COLLECTED DATA:
[Begin]

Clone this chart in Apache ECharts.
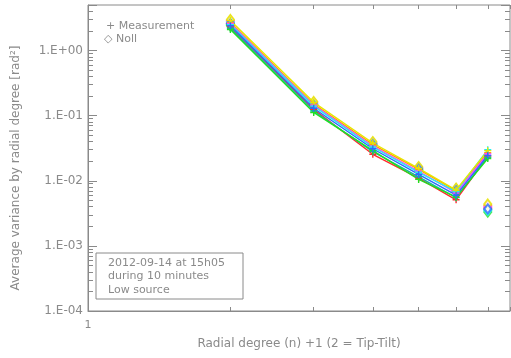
<!DOCTYPE html>
<html><head><meta charset="utf-8">
<script src="https://cdn.jsdelivr.net/npm/echarts@6/dist/echarts.min.js"></script>
<style>html,body{margin:0;padding:0;background:#fff}#c{width:511px;height:358px}</style>
</head><body><div id="c"></div>
<script>
const degrees = [2, 3, 4, 5, 6, 7];
const seriesNames = ['red', 'teal', 'green', 'orange', 'magenta', 'cyan', 'yellow', 'blue'];
const colors = ['#ff2a2a', '#10b8a0', '#22e022', '#ffa500', '#ff40ff', '#22f0f0', '#e6e600', '#2a6cff'];
const measRed     = [2.30, 0.125, 0.0255, 0.0110, 0.0051, 0.0240];
const measTeal    = [2.20, 0.118, 0.0280, 0.0115, 0.0055, 0.0230];
const measGreen   = [2.10, 0.112, 0.0290, 0.0105, 0.0056, 0.0220];
const measOrange  = [2.70, 0.150, 0.0360, 0.0150, 0.0070, 0.0270];
const measMagenta = [2.60, 0.145, 0.0340, 0.0140, 0.0065, 0.0260];
const measCyan    = [2.50, 0.140, 0.0330, 0.0135, 0.0068, 0.0300];
const measYellow  = [2.90, 0.160, 0.0380, 0.0155, 0.0072, 0.0290];
const measBlue    = [2.40, 0.130, 0.0310, 0.0125, 0.0060, 0.0245];
const nollRed     = [2.60, 0.150, 0.0370, 0.0155, 0.0072, 0.0038];
const nollTeal    = [2.50, 0.145, 0.0360, 0.0150, 0.0070, 0.0036];
const nollGreen   = [2.40, 0.140, 0.0350, 0.0145, 0.0068, 0.0033];
const nollOrange  = [2.90, 0.160, 0.0390, 0.0160, 0.0075, 0.0042];
const nollMagenta = [2.80, 0.155, 0.0380, 0.0158, 0.0074, 0.0040];
const nollCyan    = [2.70, 0.150, 0.0375, 0.0155, 0.0073, 0.0035];
const nollYellow  = [3.00, 0.165, 0.0400, 0.0165, 0.0077, 0.0044];
const nollBlue    = [2.60, 0.145, 0.0360, 0.0150, 0.0070, 0.0037];
const measAll = [measRed, measTeal, measGreen, measOrange, measMagenta, measCyan, measYellow, measBlue];
const nollAll = [nollRed, nollTeal, nollGreen, nollOrange, nollMagenta, nollCyan, nollYellow, nollBlue];
const xTickValues = [2, 3, 4, 5, 6, 7];
const yTickMultipliers = [1, 2, 3, 4, 5, 6, 7, 8, 9];
const X_MIN = 1, X_MAX = 7.8, Y_MIN = 1e-4, Y_MAX = 5;

const gray = '#8a8a8a';
const font = 'DejaVu Sans';
const plus = 'path://M4,0h2v4h4v2h-4v4h-2v-4h-4v-2h4z';

const series = [];
measAll.forEach((arr, i) => {
  series.push({
    type: 'line', name: seriesNames[i] + ' meas',
    data: degrees.map((d, k) => [d, arr[k]]),
    symbol: plus, symbolSize: 7, showAllSymbol: true,
    lineStyle: { color: colors[i], width: 1.4 },
    itemStyle: { color: colors[i] }
  });
});
nollAll.forEach((arr, i) => {
  series.push({
    type: 'scatter', name: seriesNames[i] + ' noll',
    data: degrees.map((d, k) => [d, arr[k]]),
    symbol: 'emptyDiamond', symbolSize: [7, 9],
    itemStyle: { color: colors[i], borderColor: colors[i], borderWidth: 1.5 }
  });
});

// main axes (labels), plus tick-only log axes whose decade ticks land on the wanted values
const xAxes = [{
  type: 'log', logBase: 10, min: X_MIN, max: X_MAX,
  name: 'Radial degree (n) +1 (2 = Tip-Tilt)', nameLocation: 'middle', nameGap: 27,
  nameTextStyle: { color: gray, fontFamily: font, fontSize: 12 },
  axisLine: { lineStyle: { color: gray }, onZero: false }, axisTick: { show: false }, splitLine: { show: false },
  axisLabel: { color: gray, fontFamily: font, fontSize: 11, margin: 9, showMaxLabel: false,
    formatter: v => (Math.abs(v - 1) < 1e-9 ? '1' : '') }
}];
const yAxes = [{
  type: 'log', logBase: 10, min: Y_MIN, max: Y_MAX,
  axisLine: { lineStyle: { color: gray }, onZero: false }, axisTick: { show: false }, splitLine: { show: false },
  axisLabel: { color: gray, fontFamily: font, fontSize: 12, margin: 5, showMaxLabel: false,
    formatter: v => {
      const lg = Math.log10(v), e = Math.round(lg);
      if (Math.abs(lg - e) > 1e-6) return '';
      return '1.E' + (e < 0 ? '-' : '+') + String(Math.abs(e)).padStart(2, '0');
    } }
}];
const tickAxis = (min, max, position, len) => ({
  type: 'log', logBase: 10, min: min, max: max, position: position, offset: 0, splitNumber: 1,
  axisLine: { show: false, onZero: false }, axisLabel: { show: false }, splitLine: { show: false },
  axisTick: { show: true, inside: true, length: len, lineStyle: { color: gray, width: 1 } }
});
xTickValues.forEach(v => {
  xAxes.push(tickAxis(X_MIN / v, X_MAX / v, 'bottom', 4));
  xAxes.push(tickAxis(X_MIN / v, X_MAX / v, 'top', 4));
});
yTickMultipliers.forEach(m => {
  const len = m === 1 ? 9 : 5;
  const a = tickAxis(Y_MIN / m, Y_MAX / m, 'left', len); a.splitNumber = 5;
  const b = tickAxis(Y_MIN / m, Y_MAX / m, 'right', len); b.splitNumber = 5;
  yAxes.push(a, b);
});

const chart = echarts.init(document.getElementById('c'), null, { renderer: 'canvas' });
chart.setOption({
  animation: false,
  grid: { left: 88, right: 1, top: 5, bottom: 47, show: true, borderColor: gray, borderWidth: 1 },
  xAxis: xAxes,
  yAxis: yAxes,
  graphic: [
    { type: 'text', left: 106, top: 21, style: { text: '+ Measurement', fill: gray, font: '11px "DejaVu Sans"' } },
    { type: 'text', left: 104, top: 34, style: { text: '◇ Noll', fill: gray, font: '11px "DejaVu Sans"' } },
    { type: 'rect', shape: { x: 96, y: 253, width: 147, height: 46 }, style: { fill: 'none', stroke: gray, lineWidth: 1 } },
    { type: 'text', x: 108, y: 256, style: { text: '2012-09-14 at 15h05\nduring 10 minutes\nLow source', fill: gray, font: '11px "DejaVu Sans"', lineHeight: 13.5 } },
    { type: 'text', x: 16, y: 168, rotation: Math.PI / 2,
      style: { text: 'Average variance by radial degree [rad²]', fill: gray, font: '12px "DejaVu Sans"', align: 'center', verticalAlign: 'middle' } }
  ],
  series: series
});
</script></body></html>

[End]

AIM:
Make an exact copy of all the material, but keep the pictures out of it.

THE ANSWER:
Clone this chart in Apache ECharts.
<!DOCTYPE html>
<html><head><meta charset="utf-8">
<script src="https://cdn.jsdelivr.net/npm/echarts@6/dist/echarts.min.js"></script>
<style>html,body{margin:0;padding:0;background:#fff}#c{width:511px;height:358px}</style>
</head><body><div id="c"></div>
<script>
const degrees = [2, 3, 4, 5, 6, 7];
const seriesNames = ['red', 'teal', 'green', 'orange', 'magenta', 'cyan', 'yellow', 'blue'];
const colors = ['#ff2a2a', '#10b8a0', '#22e022', '#ffa500', '#ff40ff', '#22f0f0', '#e6e600', '#2a6cff'];
const measRed     = [2.30, 0.125, 0.0255, 0.0110, 0.0051, 0.0240];
const measTeal    = [2.20, 0.118, 0.0280, 0.0115, 0.0055, 0.0230];
const measGreen   = [2.10, 0.112, 0.0290, 0.0105, 0.0056, 0.0220];
const measOrange  = [2.70, 0.150, 0.0360, 0.0150, 0.0070, 0.0270];
const measMagenta = [2.60, 0.145, 0.0340, 0.0140, 0.0065, 0.0260];
const measCyan    = [2.50, 0.140, 0.0330, 0.0135, 0.0068, 0.0300];
const measYellow  = [2.90, 0.160, 0.0380, 0.0155, 0.0072, 0.0290];
const measBlue    = [2.40, 0.130, 0.0310, 0.0125, 0.0060, 0.0245];
const nollRed     = [2.60, 0.150, 0.0370, 0.0155, 0.0072, 0.0038];
const nollTeal    = [2.50, 0.145, 0.0360, 0.0150, 0.0070, 0.0036];
const nollGreen   = [2.40, 0.140, 0.0350, 0.0145, 0.0068, 0.0033];
const nollOrange  = [2.90, 0.160, 0.0390, 0.0160, 0.0075, 0.0042];
const nollMagenta = [2.80, 0.155, 0.0380, 0.0158, 0.0074, 0.0040];
const nollCyan    = [2.70, 0.150, 0.0375, 0.0155, 0.0073, 0.0035];
const nollYellow  = [3.00, 0.165, 0.0400, 0.0165, 0.0077, 0.0044];
const nollBlue    = [2.60, 0.145, 0.0360, 0.0150, 0.0070, 0.0037];
const measAll = [measRed, measTeal, measGreen, measOrange, measMagenta, measCyan, measYellow, measBlue];
const nollAll = [nollRed, nollTeal, nollGreen, nollOrange, nollMagenta, nollCyan, nollYellow, nollBlue];
const xTickValues = [2, 3, 4, 5, 6, 7];
const yTickMultipliers = [1, 2, 3, 4, 5, 6, 7, 8, 9];
const X_MIN = 1, X_MAX = 7.8, Y_MIN = 1e-4, Y_MAX = 5;

const gray = '#8a8a8a';
const font = 'DejaVu Sans';
const plus = 'path://M4,0h2v4h4v2h-4v4h-2v-4h-4v-2h4z';

const series = [];
measAll.forEach((arr, i) => {
  series.push({
    type: 'line', name: seriesNames[i] + ' meas',
    data: degrees.map((d, k) => [d, arr[k]]),
    symbol: plus, symbolSize: 7, showAllSymbol: true,
    lineStyle: { color: colors[i], width: 1.4 },
    itemStyle: { color: colors[i] }
  });
});
nollAll.forEach((arr, i) => {
  series.push({
    type: 'scatter', name: seriesNames[i] + ' noll',
    data: degrees.map((d, k) => [d, arr[k]]),
    symbol: 'emptyDiamond', symbolSize: [7, 9],
    itemStyle: { color: colors[i], borderColor: colors[i], borderWidth: 1.5 }
  });
});

// main axes (labels), plus tick-only log axes whose decade ticks land on the wanted values
const xAxes = [{
  type: 'log', logBase: 10, min: X_MIN, max: X_MAX,
  name: 'Radial degree (n) +1 (2 = Tip-Tilt)', nameLocation: 'middle', nameGap: 27,
  nameTextStyle: { color: gray, fontFamily: font, fontSize: 12 },
  axisLine: { lineStyle: { color: gray }, onZero: false }, axisTick: { show: false }, splitLine: { show: false },
  axisLabel: { color: gray, fontFamily: font, fontSize: 11, margin: 9, showMaxLabel: false,
    formatter: v => (Math.abs(v - 1) < 1e-9 ? '1' : '') }
}];
const yAxes = [{
  type: 'log', logBase: 10, min: Y_MIN, max: Y_MAX,
  axisLine: { lineStyle: { color: gray }, onZero: false }, axisTick: { show: false }, splitLine: { show: false },
  axisLabel: { color: gray, fontFamily: font, fontSize: 12, margin: 5, showMaxLabel: false,
    formatter: v => {
      const lg = Math.log10(v), e = Math.round(lg);
      if (Math.abs(lg - e) > 1e-6) return '';
      return '1.E' + (e < 0 ? '-' : '+') + String(Math.abs(e)).padStart(2, '0');
    } }
}];
const tickAxis = (min, max, position, len) => ({
  type: 'log', logBase: 10, min: min, max: max, position: position, offset: 0, splitNumber: 1,
  axisLine: { show: false, onZero: false }, axisLabel: { show: false }, splitLine: { show: false },
  axisTick: { show: true, inside: true, length: len, lineStyle: { color: gray, width: 1 } }
});
xTickValues.forEach(v => {
  xAxes.push(tickAxis(X_MIN / v, X_MAX / v, 'bottom', 4));
  xAxes.push(tickAxis(X_MIN / v, X_MAX / v, 'top', 4));
});
yTickMultipliers.forEach(m => {
  const len = m === 1 ? 9 : 5;
  const a = tickAxis(Y_MIN / m, Y_MAX / m, 'left', len); a.splitNumber = 5;
  const b = tickAxis(Y_MIN / m, Y_MAX / m, 'right', len); b.splitNumber = 5;
  yAxes.push(a, b);
});

const chart = echarts.init(document.getElementById('c'), null, { renderer: 'canvas' });
chart.setOption({
  animation: false,
  grid: { left: 88, right: 1, top: 5, bottom: 47, show: true, borderColor: gray, borderWidth: 1 },
  xAxis: xAxes,
  yAxis: yAxes,
  graphic: [
    { type: 'text', left: 106, top: 21, style: { text: '+ Measurement', fill: gray, font: '11px "DejaVu Sans"' } },
    { type: 'text', left: 104, top: 34, style: { text: '◇ Noll', fill: gray, font: '11px "DejaVu Sans"' } },
    { type: 'rect', shape: { x: 96, y: 253, width: 147, height: 46 }, style: { fill: 'none', stroke: gray, lineWidth: 1 } },
    { type: 'text', x: 108, y: 256, style: { text: '2012-09-14 at 15h05\nduring 10 minutes\nLow source', fill: gray, font: '11px "DejaVu Sans"', lineHeight: 13.5 } },
    { type: 'text', x: 16, y: 168, rotation: Math.PI / 2,
      style: { text: 'Average variance by radial degree [rad²]', fill: gray, font: '12px "DejaVu Sans"', align: 'center', verticalAlign: 'middle' } }
  ],
  series: series
});
</script></body></html>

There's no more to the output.